### Data shown
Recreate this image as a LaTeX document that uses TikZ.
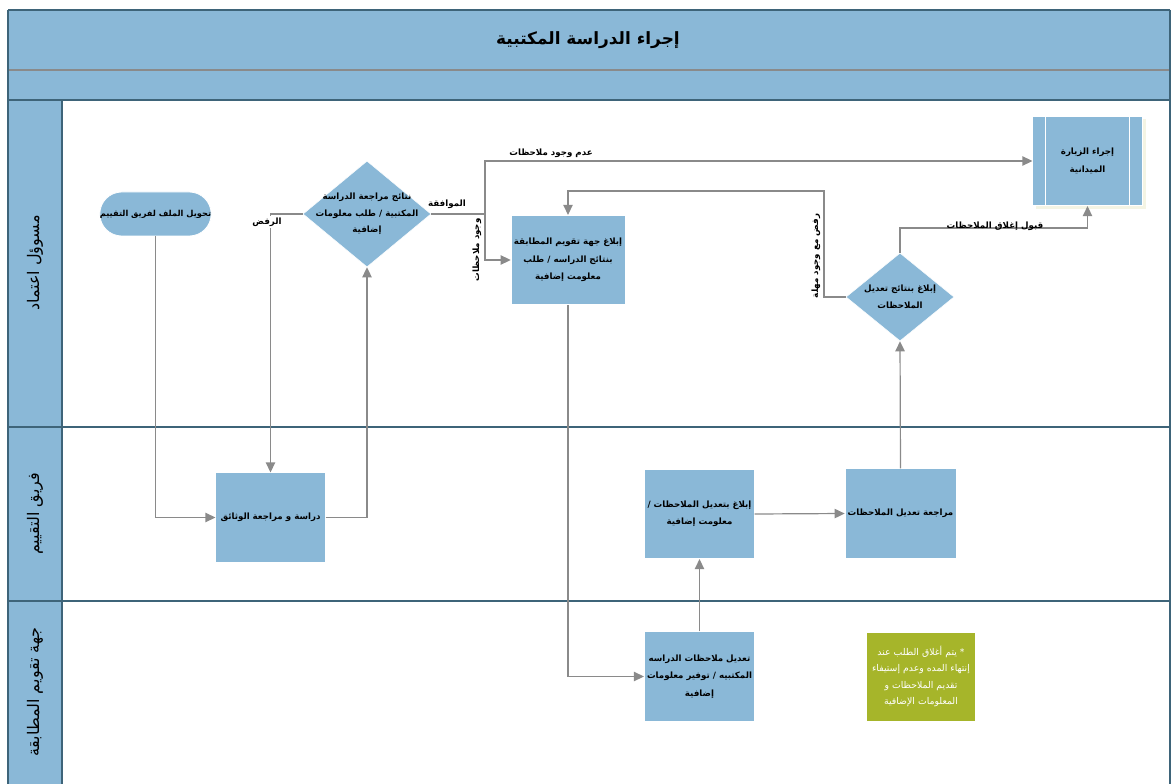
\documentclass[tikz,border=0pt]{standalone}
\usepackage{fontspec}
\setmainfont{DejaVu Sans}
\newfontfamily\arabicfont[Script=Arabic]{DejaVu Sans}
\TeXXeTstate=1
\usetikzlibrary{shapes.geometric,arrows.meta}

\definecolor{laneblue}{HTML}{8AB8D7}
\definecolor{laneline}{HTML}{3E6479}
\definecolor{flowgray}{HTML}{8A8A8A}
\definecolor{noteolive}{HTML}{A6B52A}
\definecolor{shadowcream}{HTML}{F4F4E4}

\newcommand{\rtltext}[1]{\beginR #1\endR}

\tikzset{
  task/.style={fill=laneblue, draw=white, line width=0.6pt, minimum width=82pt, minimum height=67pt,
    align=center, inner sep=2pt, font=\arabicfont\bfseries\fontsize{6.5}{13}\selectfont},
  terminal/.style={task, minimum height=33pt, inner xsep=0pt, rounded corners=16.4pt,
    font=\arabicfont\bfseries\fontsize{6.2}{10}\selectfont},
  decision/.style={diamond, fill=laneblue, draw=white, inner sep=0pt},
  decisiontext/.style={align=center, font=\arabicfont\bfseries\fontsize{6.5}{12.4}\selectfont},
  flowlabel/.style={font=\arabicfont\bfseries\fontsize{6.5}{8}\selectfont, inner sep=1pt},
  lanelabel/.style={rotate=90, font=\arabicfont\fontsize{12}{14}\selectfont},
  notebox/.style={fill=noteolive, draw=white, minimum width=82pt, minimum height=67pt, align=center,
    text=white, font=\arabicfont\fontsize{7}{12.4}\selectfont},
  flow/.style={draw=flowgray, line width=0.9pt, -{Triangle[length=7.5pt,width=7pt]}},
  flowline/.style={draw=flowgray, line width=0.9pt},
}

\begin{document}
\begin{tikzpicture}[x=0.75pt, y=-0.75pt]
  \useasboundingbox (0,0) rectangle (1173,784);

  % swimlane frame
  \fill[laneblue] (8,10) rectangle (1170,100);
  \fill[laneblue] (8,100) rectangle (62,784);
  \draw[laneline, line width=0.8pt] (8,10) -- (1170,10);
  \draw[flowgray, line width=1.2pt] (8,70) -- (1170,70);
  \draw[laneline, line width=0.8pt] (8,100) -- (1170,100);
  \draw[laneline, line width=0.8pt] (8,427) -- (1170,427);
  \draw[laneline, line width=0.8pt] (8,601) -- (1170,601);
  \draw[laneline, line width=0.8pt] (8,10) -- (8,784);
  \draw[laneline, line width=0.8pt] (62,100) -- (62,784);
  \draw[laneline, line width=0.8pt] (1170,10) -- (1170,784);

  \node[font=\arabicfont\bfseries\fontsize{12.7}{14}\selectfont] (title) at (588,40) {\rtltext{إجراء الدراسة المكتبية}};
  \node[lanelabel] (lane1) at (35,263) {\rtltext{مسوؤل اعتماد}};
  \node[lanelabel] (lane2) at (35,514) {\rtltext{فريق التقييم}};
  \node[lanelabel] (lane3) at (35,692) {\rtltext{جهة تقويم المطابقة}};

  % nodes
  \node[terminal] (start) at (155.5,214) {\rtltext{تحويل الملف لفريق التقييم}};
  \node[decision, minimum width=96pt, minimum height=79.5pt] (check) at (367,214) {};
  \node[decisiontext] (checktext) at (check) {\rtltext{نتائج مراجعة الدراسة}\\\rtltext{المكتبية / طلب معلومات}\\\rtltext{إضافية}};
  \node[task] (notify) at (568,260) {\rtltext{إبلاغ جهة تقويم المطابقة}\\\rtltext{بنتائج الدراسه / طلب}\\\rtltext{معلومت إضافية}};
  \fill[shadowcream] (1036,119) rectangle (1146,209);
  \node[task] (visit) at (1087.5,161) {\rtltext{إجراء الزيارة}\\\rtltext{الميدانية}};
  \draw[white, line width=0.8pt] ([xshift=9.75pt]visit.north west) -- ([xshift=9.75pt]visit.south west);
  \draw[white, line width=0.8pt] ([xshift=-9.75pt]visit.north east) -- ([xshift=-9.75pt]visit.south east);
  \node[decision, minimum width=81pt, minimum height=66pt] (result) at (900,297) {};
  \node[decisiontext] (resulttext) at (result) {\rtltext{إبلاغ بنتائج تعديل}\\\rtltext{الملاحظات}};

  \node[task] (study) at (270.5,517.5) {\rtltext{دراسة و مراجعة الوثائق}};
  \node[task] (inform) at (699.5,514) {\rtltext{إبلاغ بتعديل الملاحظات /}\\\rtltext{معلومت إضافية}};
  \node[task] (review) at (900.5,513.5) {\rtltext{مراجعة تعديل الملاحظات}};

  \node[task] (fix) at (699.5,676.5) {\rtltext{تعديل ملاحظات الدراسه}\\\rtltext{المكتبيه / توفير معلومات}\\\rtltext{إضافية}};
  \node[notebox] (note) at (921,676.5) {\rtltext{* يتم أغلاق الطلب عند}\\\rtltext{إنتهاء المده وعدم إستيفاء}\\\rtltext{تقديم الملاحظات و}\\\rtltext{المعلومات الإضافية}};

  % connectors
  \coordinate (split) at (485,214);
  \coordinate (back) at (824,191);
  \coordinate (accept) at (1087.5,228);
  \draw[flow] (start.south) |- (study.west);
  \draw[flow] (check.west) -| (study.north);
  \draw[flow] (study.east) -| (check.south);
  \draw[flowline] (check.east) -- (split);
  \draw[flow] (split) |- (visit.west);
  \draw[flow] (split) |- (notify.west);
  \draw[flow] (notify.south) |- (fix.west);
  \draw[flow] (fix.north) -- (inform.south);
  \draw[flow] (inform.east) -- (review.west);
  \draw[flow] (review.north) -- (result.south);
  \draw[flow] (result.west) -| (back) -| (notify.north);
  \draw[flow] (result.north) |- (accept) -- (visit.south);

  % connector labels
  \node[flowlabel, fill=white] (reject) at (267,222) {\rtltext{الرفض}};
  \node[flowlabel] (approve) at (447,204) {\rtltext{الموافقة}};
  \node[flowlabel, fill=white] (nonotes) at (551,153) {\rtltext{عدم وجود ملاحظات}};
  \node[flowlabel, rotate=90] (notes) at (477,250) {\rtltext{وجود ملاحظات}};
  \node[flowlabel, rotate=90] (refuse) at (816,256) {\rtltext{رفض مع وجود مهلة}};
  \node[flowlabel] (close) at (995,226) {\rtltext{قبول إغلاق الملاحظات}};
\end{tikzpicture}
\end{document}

### Given instruction
Reproduce the material word for word, minus the images.

### Problem solution
Recreate this image as a LaTeX document that uses TikZ.
\documentclass[tikz,border=0pt]{standalone}
\usepackage{fontspec}
\setmainfont{DejaVu Sans}
\newfontfamily\arabicfont[Script=Arabic]{DejaVu Sans}
\TeXXeTstate=1
\usetikzlibrary{shapes.geometric,arrows.meta}

\definecolor{laneblue}{HTML}{8AB8D7}
\definecolor{laneline}{HTML}{3E6479}
\definecolor{flowgray}{HTML}{8A8A8A}
\definecolor{noteolive}{HTML}{A6B52A}
\definecolor{shadowcream}{HTML}{F4F4E4}

\newcommand{\rtltext}[1]{\beginR #1\endR}

\tikzset{
  task/.style={fill=laneblue, draw=white, line width=0.6pt, minimum width=82pt, minimum height=67pt,
    align=center, inner sep=2pt, font=\arabicfont\bfseries\fontsize{6.5}{13}\selectfont},
  terminal/.style={task, minimum height=33pt, inner xsep=0pt, rounded corners=16.4pt,
    font=\arabicfont\bfseries\fontsize{6.2}{10}\selectfont},
  decision/.style={diamond, fill=laneblue, draw=white, inner sep=0pt},
  decisiontext/.style={align=center, font=\arabicfont\bfseries\fontsize{6.5}{12.4}\selectfont},
  flowlabel/.style={font=\arabicfont\bfseries\fontsize{6.5}{8}\selectfont, inner sep=1pt},
  lanelabel/.style={rotate=90, font=\arabicfont\fontsize{12}{14}\selectfont},
  notebox/.style={fill=noteolive, draw=white, minimum width=82pt, minimum height=67pt, align=center,
    text=white, font=\arabicfont\fontsize{7}{12.4}\selectfont},
  flow/.style={draw=flowgray, line width=0.9pt, -{Triangle[length=7.5pt,width=7pt]}},
  flowline/.style={draw=flowgray, line width=0.9pt},
}

\begin{document}
\begin{tikzpicture}[x=0.75pt, y=-0.75pt]
  \useasboundingbox (0,0) rectangle (1173,784);

  % swimlane frame
  \fill[laneblue] (8,10) rectangle (1170,100);
  \fill[laneblue] (8,100) rectangle (62,784);
  \draw[laneline, line width=0.8pt] (8,10) -- (1170,10);
  \draw[flowgray, line width=1.2pt] (8,70) -- (1170,70);
  \draw[laneline, line width=0.8pt] (8,100) -- (1170,100);
  \draw[laneline, line width=0.8pt] (8,427) -- (1170,427);
  \draw[laneline, line width=0.8pt] (8,601) -- (1170,601);
  \draw[laneline, line width=0.8pt] (8,10) -- (8,784);
  \draw[laneline, line width=0.8pt] (62,100) -- (62,784);
  \draw[laneline, line width=0.8pt] (1170,10) -- (1170,784);

  \node[font=\arabicfont\bfseries\fontsize{12.7}{14}\selectfont] (title) at (588,40) {\rtltext{إجراء الدراسة المكتبية}};
  \node[lanelabel] (lane1) at (35,263) {\rtltext{مسوؤل اعتماد}};
  \node[lanelabel] (lane2) at (35,514) {\rtltext{فريق التقييم}};
  \node[lanelabel] (lane3) at (35,692) {\rtltext{جهة تقويم المطابقة}};

  % nodes
  \node[terminal] (start) at (155.5,214) {\rtltext{تحويل الملف لفريق التقييم}};
  \node[decision, minimum width=96pt, minimum height=79.5pt] (check) at (367,214) {};
  \node[decisiontext] (checktext) at (check) {\rtltext{نتائج مراجعة الدراسة}\\\rtltext{المكتبية / طلب معلومات}\\\rtltext{إضافية}};
  \node[task] (notify) at (568,260) {\rtltext{إبلاغ جهة تقويم المطابقة}\\\rtltext{بنتائج الدراسه / طلب}\\\rtltext{معلومت إضافية}};
  \fill[shadowcream] (1036,119) rectangle (1146,209);
  \node[task] (visit) at (1087.5,161) {\rtltext{إجراء الزيارة}\\\rtltext{الميدانية}};
  \draw[white, line width=0.8pt] ([xshift=9.75pt]visit.north west) -- ([xshift=9.75pt]visit.south west);
  \draw[white, line width=0.8pt] ([xshift=-9.75pt]visit.north east) -- ([xshift=-9.75pt]visit.south east);
  \node[decision, minimum width=81pt, minimum height=66pt] (result) at (900,297) {};
  \node[decisiontext] (resulttext) at (result) {\rtltext{إبلاغ بنتائج تعديل}\\\rtltext{الملاحظات}};

  \node[task] (study) at (270.5,517.5) {\rtltext{دراسة و مراجعة الوثائق}};
  \node[task] (inform) at (699.5,514) {\rtltext{إبلاغ بتعديل الملاحظات /}\\\rtltext{معلومت إضافية}};
  \node[task] (review) at (900.5,513.5) {\rtltext{مراجعة تعديل الملاحظات}};

  \node[task] (fix) at (699.5,676.5) {\rtltext{تعديل ملاحظات الدراسه}\\\rtltext{المكتبيه / توفير معلومات}\\\rtltext{إضافية}};
  \node[notebox] (note) at (921,676.5) {\rtltext{* يتم أغلاق الطلب عند}\\\rtltext{إنتهاء المده وعدم إستيفاء}\\\rtltext{تقديم الملاحظات و}\\\rtltext{المعلومات الإضافية}};

  % connectors
  \coordinate (split) at (485,214);
  \coordinate (back) at (824,191);
  \coordinate (accept) at (1087.5,228);
  \draw[flow] (start.south) |- (study.west);
  \draw[flow] (check.west) -| (study.north);
  \draw[flow] (study.east) -| (check.south);
  \draw[flowline] (check.east) -- (split);
  \draw[flow] (split) |- (visit.west);
  \draw[flow] (split) |- (notify.west);
  \draw[flow] (notify.south) |- (fix.west);
  \draw[flow] (fix.north) -- (inform.south);
  \draw[flow] (inform.east) -- (review.west);
  \draw[flow] (review.north) -- (result.south);
  \draw[flow] (result.west) -| (back) -| (notify.north);
  \draw[flow] (result.north) |- (accept) -- (visit.south);

  % connector labels
  \node[flowlabel, fill=white] (reject) at (267,222) {\rtltext{الرفض}};
  \node[flowlabel] (approve) at (447,204) {\rtltext{الموافقة}};
  \node[flowlabel, fill=white] (nonotes) at (551,153) {\rtltext{عدم وجود ملاحظات}};
  \node[flowlabel, rotate=90] (notes) at (477,250) {\rtltext{وجود ملاحظات}};
  \node[flowlabel, rotate=90] (refuse) at (816,256) {\rtltext{رفض مع وجود مهلة}};
  \node[flowlabel] (close) at (995,226) {\rtltext{قبول إغلاق الملاحظات}};
\end{tikzpicture}
\end{document}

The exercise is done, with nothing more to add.